◆ Stated task ◆
Please, without the pictures, retype exactly the lines from the start of the material through the line that holds "from matplotlib.lines import Line2D".

◆ Data section ◆
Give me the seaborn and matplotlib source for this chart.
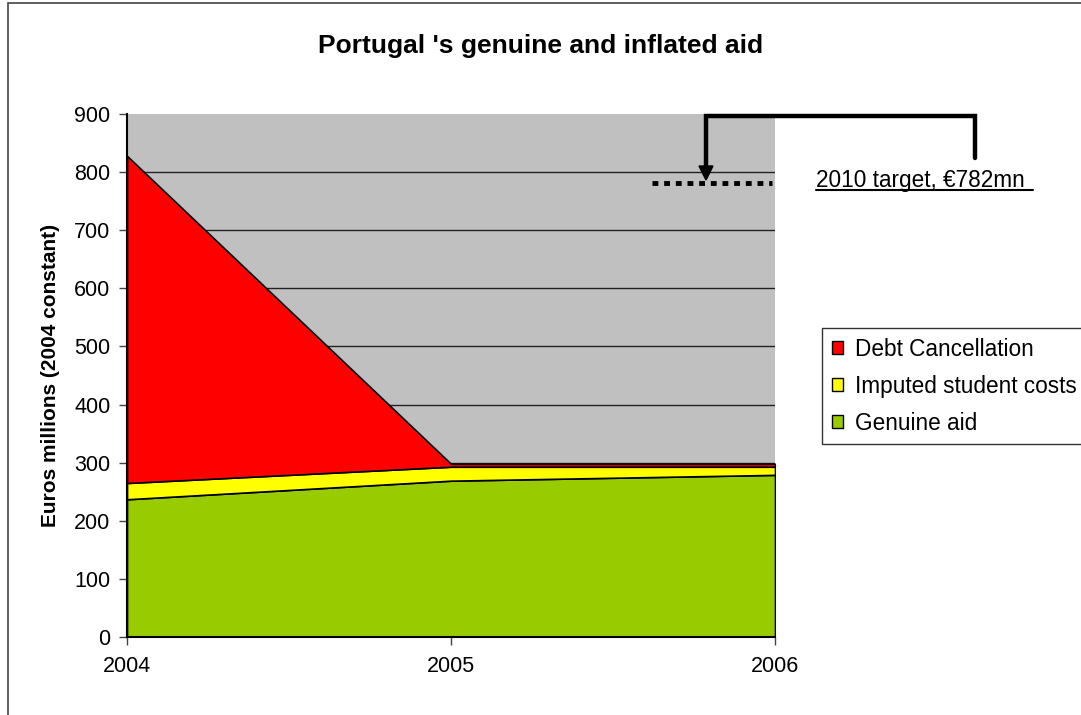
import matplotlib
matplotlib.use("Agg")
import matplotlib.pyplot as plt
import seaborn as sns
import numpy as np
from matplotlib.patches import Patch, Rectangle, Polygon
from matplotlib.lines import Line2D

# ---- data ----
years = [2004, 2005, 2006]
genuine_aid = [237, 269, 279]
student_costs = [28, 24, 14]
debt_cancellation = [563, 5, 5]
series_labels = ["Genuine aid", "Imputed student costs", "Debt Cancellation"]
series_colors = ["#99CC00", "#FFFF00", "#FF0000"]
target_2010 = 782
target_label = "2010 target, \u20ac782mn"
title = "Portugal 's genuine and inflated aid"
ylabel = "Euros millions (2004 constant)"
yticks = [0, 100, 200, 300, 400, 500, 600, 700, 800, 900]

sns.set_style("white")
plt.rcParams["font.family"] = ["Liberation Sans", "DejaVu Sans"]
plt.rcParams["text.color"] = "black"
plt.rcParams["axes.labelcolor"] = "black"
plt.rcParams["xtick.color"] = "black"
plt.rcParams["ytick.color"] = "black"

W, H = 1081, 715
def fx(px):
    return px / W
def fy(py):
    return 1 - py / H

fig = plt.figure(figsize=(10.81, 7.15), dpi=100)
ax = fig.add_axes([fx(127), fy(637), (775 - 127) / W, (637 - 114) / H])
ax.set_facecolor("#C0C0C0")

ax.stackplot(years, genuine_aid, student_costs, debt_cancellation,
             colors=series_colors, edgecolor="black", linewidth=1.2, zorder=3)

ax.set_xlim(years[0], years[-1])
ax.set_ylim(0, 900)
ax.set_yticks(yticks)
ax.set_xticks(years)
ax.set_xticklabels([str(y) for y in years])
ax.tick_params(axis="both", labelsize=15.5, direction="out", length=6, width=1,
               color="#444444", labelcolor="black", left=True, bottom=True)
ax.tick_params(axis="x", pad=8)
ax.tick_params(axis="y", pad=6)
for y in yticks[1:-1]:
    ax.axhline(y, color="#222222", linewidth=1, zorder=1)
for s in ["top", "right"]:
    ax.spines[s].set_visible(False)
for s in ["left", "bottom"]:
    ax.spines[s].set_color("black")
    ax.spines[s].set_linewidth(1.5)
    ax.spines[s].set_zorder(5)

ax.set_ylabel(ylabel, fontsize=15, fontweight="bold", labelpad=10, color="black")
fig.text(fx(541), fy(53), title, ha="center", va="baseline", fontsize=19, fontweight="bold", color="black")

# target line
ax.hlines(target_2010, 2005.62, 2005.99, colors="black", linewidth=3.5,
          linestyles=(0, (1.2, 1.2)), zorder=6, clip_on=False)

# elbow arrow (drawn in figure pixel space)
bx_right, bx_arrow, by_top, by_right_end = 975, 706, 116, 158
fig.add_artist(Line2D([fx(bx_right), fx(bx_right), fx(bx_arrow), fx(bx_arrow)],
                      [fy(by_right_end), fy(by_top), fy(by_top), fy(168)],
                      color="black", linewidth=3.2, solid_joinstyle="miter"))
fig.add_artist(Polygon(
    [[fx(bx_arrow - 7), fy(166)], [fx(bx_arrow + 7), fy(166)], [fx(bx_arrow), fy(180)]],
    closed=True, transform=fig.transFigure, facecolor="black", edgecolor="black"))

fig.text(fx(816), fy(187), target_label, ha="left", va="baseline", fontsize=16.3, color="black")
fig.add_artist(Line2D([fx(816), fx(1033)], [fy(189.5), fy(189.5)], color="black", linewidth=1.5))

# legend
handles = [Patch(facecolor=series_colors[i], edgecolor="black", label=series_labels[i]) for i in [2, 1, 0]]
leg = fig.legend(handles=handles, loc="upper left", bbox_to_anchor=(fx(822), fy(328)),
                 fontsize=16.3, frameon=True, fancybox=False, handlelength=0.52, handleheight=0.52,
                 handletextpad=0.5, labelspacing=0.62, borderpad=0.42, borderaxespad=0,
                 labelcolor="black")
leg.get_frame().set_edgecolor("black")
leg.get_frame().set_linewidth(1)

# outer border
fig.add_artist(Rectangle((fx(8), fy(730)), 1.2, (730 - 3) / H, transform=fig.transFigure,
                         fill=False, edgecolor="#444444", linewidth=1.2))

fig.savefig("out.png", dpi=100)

◆ Completed exercise ◆
Give me the seaborn and matplotlib source for this chart.
import matplotlib
matplotlib.use("Agg")
import matplotlib.pyplot as plt
import seaborn as sns
import numpy as np
from matplotlib.patches import Patch, Rectangle, Polygon
from matplotlib.lines import Line2D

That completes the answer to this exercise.